ACS was asked to conduct a Phase I Absorption, Distribution, Metabolism & Excretion (ADME) study of a C14-labelled oncology agent. Working with an oncologist from University of Auckland and the Department of Nuclear Medicine at Auckland City Hospital, ACS dosed 8 subjects with a single infusion of the IMP. The subjects were inpatient for approximately 8 days until >85% of radiation was recovered. Continuous urine and fecal collections were made for liquid scintillation counting and blood samples collected for PK analysis.

Code name “Triton”:

ACS was asked to join a study as a “rescue site” to evaluate a monoclonal antibody in a Phase II study in patients with moderate to severe psoriasis. ACS expedited ethics and regulatory approval and worked with a consultant dermatologist to recruit and randomize 8 subjects in a short time-frame.

Healthy volunteer study examples

Code name “Cobra”:

This Phase 1 study evaluated the pharmacokinetics and safety of a biosimilar in healthy volunteers. The challenge was to recruit, randomise and dose 200 subjects in a 3-month timeframe. In collaboration with sister-company CCST, regulatory and Ethics Committee approval was gained in two weeks for both sites under one application. Screening to last subject dosed was achieved in the 3-month timeframe.

Code name “Pelorus”:

This randomized, open label, four treatment, four way crossover Phase I study explored the effects of low doses of one compound on a single dose of the IMP in 48 healthy volunteers; it was a critical path study for a major European sponsor. ACS’ application was considered by the ethics committee (EC) at a meeting on Day 1, given final EC approval on Day 22, first dosed on Day 32 and last dosed Day 92. The timeline targets of the sponsor were exceeded and data considered excellent.

Code name “Pecan”:

This is an ongoing entry-in-human single ascending dose study of a monoclonal antibody originally started by ACS’ sister-company, CCST. The inclusion/exclusion criteria for the study make recruitment extremely difficult.

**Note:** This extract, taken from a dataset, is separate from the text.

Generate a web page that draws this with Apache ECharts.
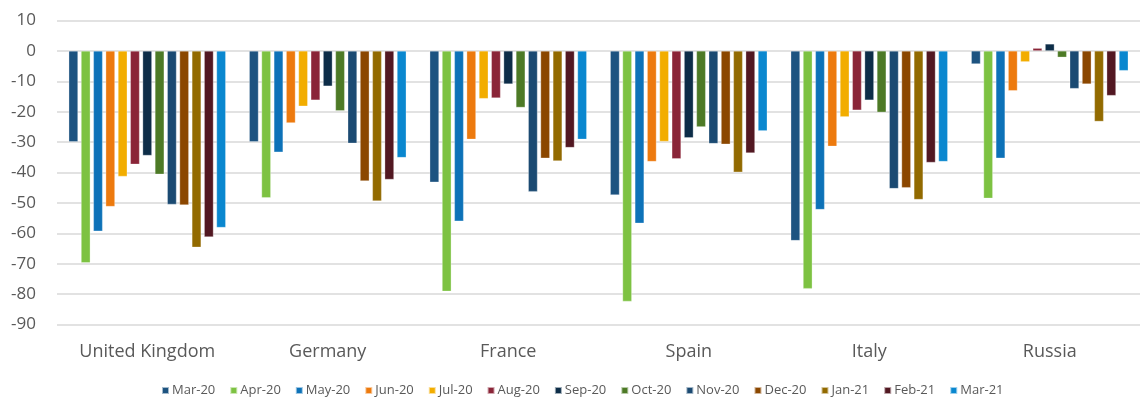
<!DOCTYPE html>
<html>
<head>
<meta charset="utf-8">
<script src="https://cdn.jsdelivr.net/npm/echarts@6/dist/echarts.min.js"></script>
<style>
  html, body { margin: 0; padding: 0; background: #fff; }
  #chart { width: 1141px; height: 398px; }
</style>
</head>
<body>
<div id="chart"></div>
<script>
// countries on the x axis
var countries = ['United Kingdom', 'Germany', 'France', 'Spain', 'Italy', 'Russia'];

// one series per month, values in country order
var months = ['Mar-20', 'Apr-20', 'May-20', 'Jun-20', 'Jul-20', 'Aug-20', 'Sep-20',
  'Oct-20', 'Nov-20', 'Dec-20', 'Jan-21', 'Feb-21', 'Mar-21'];

var mar20 = [-29.9, -29.9, -43.2, -47.4, -62.4, -4.3];
var apr20 = [-69.7, -48.3, -79.1, -82.4, -78.2, -48.5];
var may20 = [-59.3, -33.3, -56.0, -56.7, -52.2, -35.3];
var jun20 = [-51.2, -23.7, -29.1, -36.4, -31.4, -13.1];
var jul20 = [-41.3, -18.2, -15.7, -29.8, -21.7, -3.6];
var aug20 = [-37.3, -16.2, -15.5, -35.5, -19.5, 0.9];
var sep20 = [-34.4, -11.6, -10.9, -28.6, -16.2, 2.3];
var oct20 = [-40.6, -19.7, -18.6, -25.0, -20.2, -2.1];
var nov20 = [-50.5, -30.4, -46.3, -30.5, -45.3, -12.4];
var dec20 = [-50.7, -42.8, -35.3, -30.7, -45.0, -10.9];
var jan21 = [-64.6, -49.4, -36.2, -39.9, -48.9, -23.2];
var feb21 = [-61.2, -42.3, -31.8, -33.6, -36.7, -14.7];
var mar21 = [-58.1, -35.1, -29.1, -26.3, -36.4, -6.5];

var monthValues = [mar20, apr20, may20, jun20, jul20, aug20, sep20,
  oct20, nov20, dec20, jan21, feb21, mar21];

var colors = ['#1D5380', '#7DC242', '#0D72B8', '#ED7A0E', '#F2AD00', '#8A2538', '#0D2D48',
  '#4D7A26', '#1B4A72', '#8B4700', '#926A00', '#521822', '#0A87CF'];

var chart = echarts.init(document.getElementById('chart'), null, { renderer: 'canvas' });

var series = [];
months.forEach(function (m, i) {
  series.push({
    name: m,
    type: 'bar',
    data: monthValues[i],
    barGap: '33%',
    barCategoryGap: '13%',
    itemStyle: {
      color: colors[i],
      borderColor: 'rgba(255,255,255,0.6)',
      borderWidth: 0.5
    }
  });
});

var option = {
  animation: false,
  color: colors,
  grid: { left: 57, right: 1, top: 20.5, bottom: 73.5, containLabel: false },
  legend: {
    top: 379,
    left: 156,
    icon: 'rect',
    itemWidth: 7,
    itemHeight: 7,
    itemGap: 14,
    textStyle: { color: '#595959', fontSize: 13, fontFamily: 'Open Sans', padding: [0, 0, 0, -2] },
    data: months
  },
  xAxis: {
    type: 'category',
    data: countries,
    position: 'bottom',
    axisLine: { show: false, onZero: false },
    axisTick: { show: false },
    axisLabel: { color: '#595959', fontSize: 18, fontFamily: 'Open Sans', margin: 18 }
  },
  yAxis: {
    type: 'value',
    min: -90,
    max: 10,
    interval: 10,
    axisLine: { show: false },
    axisTick: { show: false },
    axisLabel: { color: '#595959', fontSize: 17, fontFamily: 'Open Sans', margin: 21 },
    splitLine: { lineStyle: { color: '#D9D9D9', width: 1.5 } }
  },
  series: series
};

chart.setOption(option);
</script>
</body>
</html>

The strength of two related early-phase Clinical Pharmacology Units working together to meet the sponsor’s objectives will see this study successfully completed. The study features the use of Electronic Data Transfer (EDT) of lab results from our lab provider, LabPLUS.

Code name “Lace”:

This entry-in-human study evaluated the safety and efficacy of single ascending doses of a topical IMP as a wound healing agent in 43 healthy volunteers. Working with an infectious diseases physician and a dermatologist, a series of punch biopsies were made and IMP dosed. The wounds were assessed histologically, photographically and visually at follow-up visits. This was a challenging study and successfully completed within agreed timelines.